Fortunately, what the Flex's interior lacks in visual excitement, it makes up with usability. We like the use of physical knobs for the volume and tuning controls and found the physical climate controls to be easy to understand at a glance.
Buttons on the steering wheel are laid out so that cruise controls sit on the left and side and audio and hands-free controls sit on the right. Just above these are a pair of directional pads that control the two MyFord displays in the instrument cluster. There are about as many buttons on the face of my favorite racing wheel for the Xbox 360.
The MyFord instrument cluster features a central speedometer, which is the only physical gauge on the dashboard. However, so much more data (or a bare minimum) can be displayed via a pair of LCDs that flank the speedo. The right gauge is dedicated to mirroring phone, audio source, and navigation (if equipped) data from the main LCD, while the left screen conveys a variety of fuel economy and trip computer information.
Spec the MyFord Touch option and the main LCD that you'll interface with is an 8-inch color touch screen. The home screen is split into four quadrants that display a snapshot of (clockwise from the top-right) hands-free calling, navigation/information, climate controls, and audio source data. In the corners of the screen, you'll also see persistent color-coded shortcuts to each of these functions.
The Flex is available with a Sony premium audio system that outputs 390 watts of power through 12 upgraded speakers in 10 locations (including a rear-powered subwoofer). Unfortunately, our Flex wasn't equipped with this system. We were saddled with a nonbranded, seven-speaker system of unspecified output that only sounds "good enough."
A rearview camera is optional on the Flex SEL, but you'd be foolish to not check that option box. Get it and you'll also gain audible proximity alerts when reversing. Consider also Ford's Blind Spot Information System (BLIS), which adds blind-spot obstruction monitoring at highway speeds and Cross Traffic Alerts when you're backing the Flex's long rear end out of a parking spot. Ford's amazing Active Park Assist system is not available on the Flex SEL; you'll have to step up to the Limited model for that.
Bluetooth hands-free calling has always been one of Ford Sync's stronger points, and the system present is the Ford Flex is no exception. In addition to offering great voice access to the contacts stored in your phone's address book, the Sync can also intercept incoming text messages and read them aloud. You can also choose a canned response to fire back at callers and texters to let them know that, for example, you're stuck in traffic or are too busy driving to reply.
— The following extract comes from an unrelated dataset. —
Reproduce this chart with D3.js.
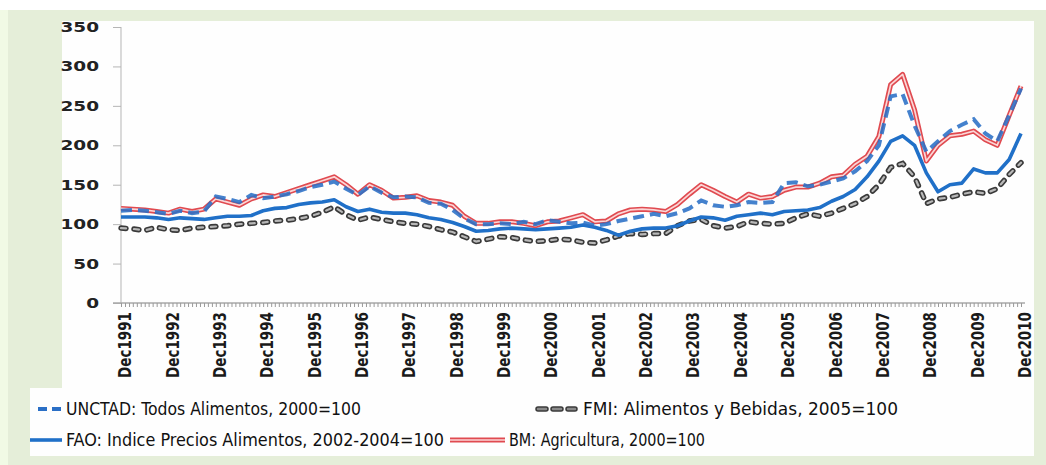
<!DOCTYPE html>
<html>
<head>
<meta charset="utf-8">
<script src="https://cdn.jsdelivr.net/npm/d3@7"></script>
<style>
  body { margin: 0; background: #fff; }
  svg { display: block; }
  .ylab { font-family: "DejaVu Sans", sans-serif; font-weight: bold; font-size: 14px; fill: #222; }
  .xlab { font-family: "DejaVu Sans Condensed", "DejaVu Sans", sans-serif; font-weight: bold; font-size: 15px; fill: #1a1a1a; }
  .leg { font-family: "DejaVu Sans Condensed", "DejaVu Sans", sans-serif; font-size: 17px; fill: #111; }
</style>
</head>
<body>
<svg class="chart"></svg>
<script>
// quarterly readings, Dec1991 .. Dec2010
const startMonth = new Date(1991, 11, 1);
const endMonth = new Date(2010, 11, 1);

const unctad = [117,118,117,115,113,117,114,116,135,132,128,137,133,135,138,142,147,150,154,145,
  137,148,140,134,135,134,127,126,118,107,100,100,101,100,103,100,105,103,101,102,
  98,100,104,107,110,113,110,114,120,130,124,122,124,128,127,128,152,153,148,150,
  154,158,167,180,200,262,265,225,192,205,218,226,233,215,205,238,272];

const fmi = [95,94,92,96,93,92,95,96,97,98,100,101,102,104,105,107,110,115,122,112,
  105,109,106,103,101,100,97,93,90,84,78,81,84,83,80,78,79,81,80,77,
  76,80,85,88,87,88,88,98,104,106,98,95,97,103,101,100,101,108,113,110,
  114,120,126,135,150,172,177,160,126,132,134,138,141,139,145,163,178];

const fao = [109,109,109,108,106,108,107,106,108,110,110,111,117,120,121,125,127,128,131,122,
  116,119,115,114,114,112,108,106,102,97,91,92,94,95,94,93,94,95,96,99,
  96,92,86,91,94,95,95,98,104,109,108,105,110,112,114,112,116,117,118,121,
  129,135,144,160,180,205,212,200,165,141,150,152,170,165,165,182,215];

const bm = [120,119,118,116,114,119,116,119,132,128,124,132,137,135,140,145,150,155,160,150,
  138,150,143,133,134,136,130,128,124,110,101,101,103,103,101,98,103,104,108,112,
  103,104,113,118,119,118,116,125,138,150,143,135,128,138,133,135,143,147,147,152,
  160,162,176,186,211,277,290,245,180,200,212,214,218,207,200,238,275];

const yTicks = [0, 50, 100, 150, 200, 250, 300, 350];
const yearLabels = d3.range(1991, 2011);

const legendNames = [
  "UNCTAD: Todos Alimentos, 2000=100",
  "FMI: Alimentos y Bebidas, 2005=100",
  "FAO: Indice Precios Alimentos, 2002-2004=100",
  "BM: Agricultura, 2000=100"
];

const width = 1046, height = 465;
const dates = unctad.map((d, i) => d3.timeMonth.offset(startMonth, i * 3));

const svg = d3.select(".chart")
  .attr("width", width)
  .attr("height", height);

// framing
svg.append("rect").attr("x", 0).attr("y", 10).attr("width", width).attr("height", height - 10).attr("fill", "#f1fae5");
svg.append("rect").attr("x", 8).attr("y", 10).attr("width", width - 8).attr("height", height - 10).attr("fill", "#e5eed9");
svg.append("rect").attr("x", 62).attr("y", 21).attr("width", 972).attr("height", 370).attr("fill", "#fefefe");
svg.append("rect").attr("x", 30).attr("y", 388).attr("width", 1004).attr("height", 68).attr("fill", "#fefefe");

const x = d3.scaleTime()
  .domain([startMonth, endMonth])
  .range([121, 1021]);

const y = d3.scaleLinear()
  .domain([0, 350])
  .range([303, 27]);

// y axis
const yAxis = d3.axisLeft(y)
  .tickValues(yTicks)
  .tickSize(8)
  .tickPadding(0)
  .tickFormat(d => "");

const gy = svg.append("g")
  .attr("transform", "translate(121,0)")
  .call(yAxis);
gy.select(".domain").attr("stroke", "#b5b5b5").attr("d", "M0,27V303");
gy.selectAll(".tick line").attr("stroke", "#b5b5b5");

svg.append("g").selectAll("text")
  .data(yTicks)
  .join("text")
    .attr("class", "ylab")
    .attr("text-anchor", "end")
    .attr("transform", d => `translate(99,${y(d) + 5}) scale(1.32,1)`)
    .text(d => d);

// x axis, monthly ticks
const xAxis = d3.axisBottom(x)
  .ticks(d3.timeMonth.every(1))
  .tickSize(4)
  .tickFormat(d => "");

const gx = svg.append("g")
  .attr("transform", "translate(0,303)")
  .call(xAxis);
gx.select(".domain").attr("stroke", "#a8a8a8").attr("stroke-width", 1.5).attr("d", "M113,0H1025");
gx.selectAll(".tick line").attr("stroke", "#9a9a9a");

svg.append("g").selectAll("text")
  .data(yearLabels)
  .join("text")
    .attr("class", "xlab")
    .attr("text-anchor", "end")
    .attr("transform", d => `translate(${x(new Date(d, 11, 1)) + 4},312) rotate(-90) scale(1,1.15)`)
    .attr("dy", "0.35em")
    .text(d => "Dec" + d);

const line = d3.line()
  .x((d, i) => x(dates[i]))
  .y(d => y(d));

const plot = svg.append("g");

// FMI: dark capsule dashes with grey centre
plot.append("path").datum(fmi).attr("d", line)
  .attr("fill", "none").attr("stroke", "#3a3a3a").attr("stroke-width", 5.5)
  .attr("stroke-linecap", "round").attr("stroke-dasharray", "5,8");
plot.append("path").datum(fmi).attr("d", line)
  .attr("fill", "none").attr("stroke", "#b8b8b8").attr("stroke-width", 2.2)
  .attr("stroke-linecap", "round").attr("stroke-dasharray", "5,8");

// FAO solid blue
plot.append("path").datum(fao).attr("d", line)
  .attr("fill", "none").attr("stroke", "#2070c8").attr("stroke-width", 3.6)
  .attr("stroke-linejoin", "round");

// BM double red
plot.append("path").datum(bm).attr("d", line)
  .attr("fill", "none").attr("stroke", "#e04a50").attr("stroke-width", 5)
  .attr("stroke-linejoin", "round");
plot.append("path").datum(bm).attr("d", line)
  .attr("fill", "none").attr("stroke", "#fbd6d6").attr("stroke-width", 1.7)
  .attr("stroke-linejoin", "round");

// UNCTAD dashed blue
plot.append("path").datum(unctad).attr("d", line)
  .attr("fill", "none").attr("stroke", "#2a6fc6").attr("stroke-width", 4)
  .attr("stroke-dasharray", "11,6").attr("opacity", 0.88);

// legend
const leg = svg.append("g");
const legRows = [
  {name: legendNames[0], sx: 38, ex: 62, tx: 66, len: 295, y: 409, kind: "unctad"},
  {name: legendNames[1], sx: 535, ex: 578, tx: 583, len: 315, y: 409, kind: "fmi"},
  {name: legendNames[2], sx: 30, ex: 62, tx: 66, len: 378, y: 440, kind: "fao"},
  {name: legendNames[3], sx: 450, ex: 505, tx: 509, len: 196, y: 440, kind: "bm"}
];

legRows.forEach(r => {
  const path = `M${r.sx},${r.y}H${r.ex}`;
  if (r.kind === "unctad") {
    leg.append("path").attr("d", path).attr("stroke", "#2a6fc6").attr("stroke-width", 4).attr("stroke-dasharray", "9,5");
  } else if (r.kind === "fmi") {
    leg.append("path").attr("d", `M${r.sx + 3},${r.y}H${r.ex - 3}`).attr("stroke", "#3a3a3a").attr("stroke-width", 5.5)
      .attr("stroke-linecap", "round").attr("stroke-dasharray", "8,7");
    leg.append("path").attr("d", `M${r.sx + 3},${r.y}H${r.ex - 3}`).attr("stroke", "#8a8a8a").attr("stroke-width", 2.5)
      .attr("stroke-linecap", "round").attr("stroke-dasharray", "8,7");
  } else if (r.kind === "fao") {
    leg.append("path").attr("d", path).attr("stroke", "#2070c8").attr("stroke-width", 3.6);
  } else {
    leg.append("path").attr("d", path).attr("stroke", "#e04a50").attr("stroke-width", 5);
    leg.append("path").attr("d", path).attr("stroke", "#fbd6d6").attr("stroke-width", 1.7);
  }
  leg.append("text")
    .attr("class", "leg")
    .attr("x", r.tx)
    .attr("y", r.y)
    .attr("dy", "0.35em")
    .attr("textLength", r.len)
    .attr("lengthAdjust", "spacingAndGlyphs")
    .text(r.name);
});
</script>
</body>
</html>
Although the Flex features a set of physical climate controls, more detailed options are available via the MyFord Touch system. From this screen, you'll be able to adjust the temperature of your heated seats and adjust the rear zone climate controls (if available) independent of the two front passenger zones.
Our Flex was equipped with an Equipment Group 202A Value Package that includes a 110V AC power outlet for the cabin, the aforementioned rearview camera, a power liftgate, and a rear hatch applique that matches our tester's pickle-green body. This package also includes BLIS, leather seats with a power memory driver's seat, remote start, and the seven-speaker, midtier premium audio system.
All Flex models feature seating for up to seven passengers spread out across its three rows of seats. The second row features plenty of space for adults of average size, but I wouldn't want to cram my 5-foot-9-inch frame into the third row.
The power liftgate on the Ford Flex doesn't included the hands-free activation that we saw on the 2013 Escape and C-Max models, but I'd like to see that feature made available in the next revision of this model.